There are strong indications that the much dreaded long queues at filling stations may make a return as fuel importation has reached its lowest ebb in recent times. This is as a result of decisions by foreign suppliers to cut their supply to Nigeria over pending $985 million debt overhang.
According to Daily Sun, the current situation can be linked to the volatile nature of the Naira I recent times. Executive Secretary, Depot and Petroleum Products Marketers Association (DAPPMA), Mr. Olufemi Adewole, said that the debt was accrued for supplies made when the exchange rate was N197/$1, but which could not be settled due to forex scarcity until the it dropped to N315/$1.

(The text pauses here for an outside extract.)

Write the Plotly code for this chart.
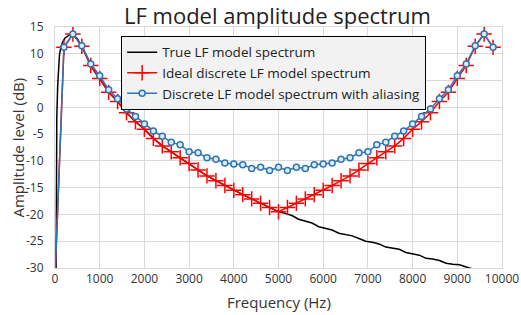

These transactions, according to him were carried out December 2014 and December 2015, but payment for over N448 billion was not cleared by the Federal Government until early 2016, when the exchange rate had faltered.
Resulting from the debt profile, banks have refused to fund importers’ procurement requests, which is why in turn, suppliers have cut their deals. Currently, importers depend on whatever the NNPC is able to import.
Manager, Corporate Affairs, NIPCO Plc, Mr. Abiodun Lawal also reiterating the above position, said the independent importers faced even worse fates as they rely only on parallel market exchange rates to source forex due to lack of support from the FG.
Rates at the parallel market are always higher than at inter-bank levels, leading to a higher debt profile for independent marketers. He said that the only reason queues have not been prominent is the sharp decline in fuel consumption of the average Nigerian.